In 2020 there was a push for an EastMed pipeline deal that would have seen a 1,900km pipeline built from near Israel to Europe. There have also been pushes for more electricity links in the region. The Energy Minister of Cyprus, George Papanastasiou was recently in Israel.

 PRIME MINISTER Naftali Bennett, Greek Prime Minister Kyriakos Mitsotakis and Cypriot President Nicos Anastasiades meet for a trilateral summit in Jerusalem, in December. (credit: Raif Kotz/Reuters)
PRIME MINISTER Naftali Bennett, Greek Prime Minister Kyriakos Mitsotakis and Cypriot President Nicos Anastasiades meet for a trilateral summit in Jerusalem, in December. (credit: Raif Kotz/Reuters)

In addition, the Post reported over the weekend that Israel will work with Egypt and the Palestinian Authority to develop the Gaza Marine gas field, across from the Hamas-controlled coastal enclave, the Prime Minister’s Office announced on Sunday. 

Ties between Israel and Cyprus

Energy and defense are only part of the ties that bind Israel to Greece and Cyprus. Diplomats at the forum also stressed that geography is important here as well.

Cyprus is close to Israel and Israel had to face the Mediterranean for many years because of the difficulty in achieving peace with the Arab states. After Egypt and Jordan signed peace deals there was still a cold era before the Abraham Accords.

Now everything is different. Cyprus and Greece play a key role alongside Egypt and the Gulf and the countries can be knitted together in various groups. Here the Negev Forum, which brings together Israel and numerous regional states, is important. I2U2, which brings together Israel, India, the UAE, and the US is also important.

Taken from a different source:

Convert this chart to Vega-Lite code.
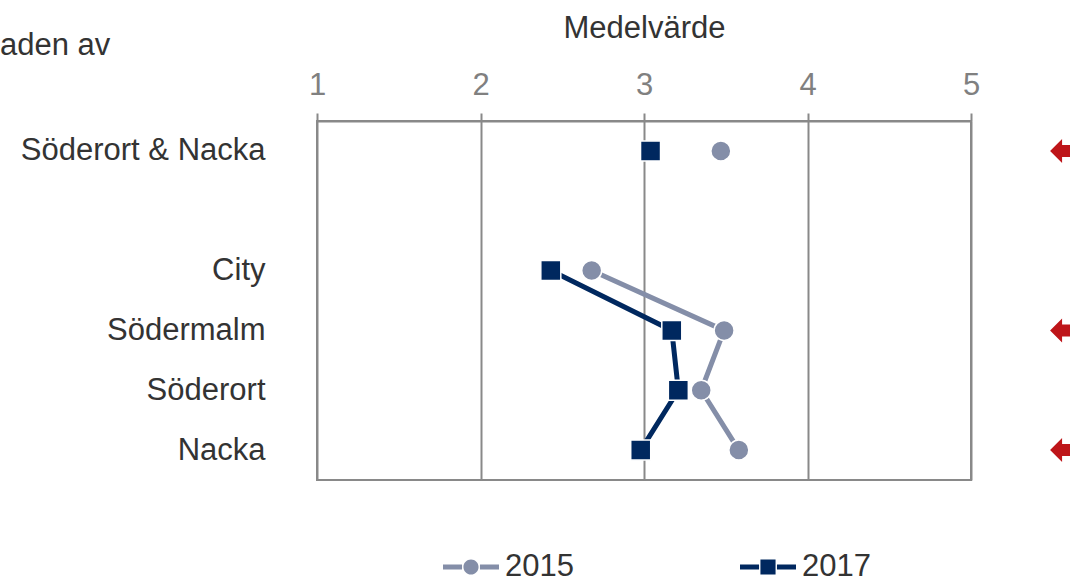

In addition, trilateral meetings that bring together Israel, Greece, and Cyprus, either at the foreign minister or heads of state, or defense level, are increasingly important. The US is a key supporter of this group of three countries.  

For attendees, the first day of the event on Monday evening and Tuesday was a chance to get to see old friends and colleagues again. The initiative to bring together an Israel-Hellenic forum was part of the ecosystem that grew up around the sense that this partnership would become a strategic alliance. Israel has other strategic ties, such as with Azerbaijan and India.

The prophets of the partnership with Greece and Cyprus include academics and experts on both sides. There is a depth to this history that is also unique and which was mentioned at the forum.

Jews and Greeks have both been immigrant minority groups in the US. Historically Jews and Greeks also played a key role in the Mediterranean and building blocks of Western civilians.

These are ties that are very deep. Israel’s relations with Greece and Cyprus, however, were not always as close as they are today. In the old days, Israel had warm ties with Turkey and there were colder ties across the eastern Mediterranean. B’nai B’rith CEO Daniel S. Mariaschin discussed some of this important history on Monday during the opening of the forum. 

B’nai B’rith World Center Director Alan Schneider, who initiated the forum, said, “The Israel-Hellenic Forum Nicosia Plenary will undoubtedly be a watershed event, coming shortly after the general elections in Israel, Cyprus, and Greece. I have no doubt that together we will advance relationships between leading public figures and the public at large in the three liberal democracies of the Eastern Mediterranean.”  

Regional challenges

There are challenges in this region as well. The same geography that brings Israel naturally together with Greece and Cyprus has also underpinned the tensions with Turkey. Ankara has made numerous claims to areas of the sea off the coast of Cyprus and Greece that overlap with the rights of Cyprus and Greece to exclusive economic zones.

In addition in 1974, Turkey invaded Cyprus, creating a source of dispute that has not been resolved today. Cyrpus sees this as an occupation of the northern part of the island. In Nicosia where the confab took place, the dividing line on the island, manned by soldiers, was only a ten-minute walk from the hotel.

The walls of the old city of Nicosia were built by the Venetians with Italian engineers in 1567 and are impressive. Today the old city is still divided, much like Jerusalem would have been before 1967.

In the time between sessions of the forum, I wandered the old city, checking out a military surplus store and store H&M; the contrast between ancient and new in this city was clear. The Venetian walls were many meters thick, and set relatively low in the ground, like the walls of Acre.

They did not withstand the Ottoman siege of 1570. The British arrived in Cyprus in 1878 and in Ottoman Palestine in 1917. More than 50,000 Jews passed through Cyprus, often on the way to Israel, in displaced person camps after the Holocaust, an issue stressed at the Israel-Hellenic Forum.

This is a reminder of this island’s complex history which has commonalities with the same complexities Israel has faced and the rich history that ties the region together.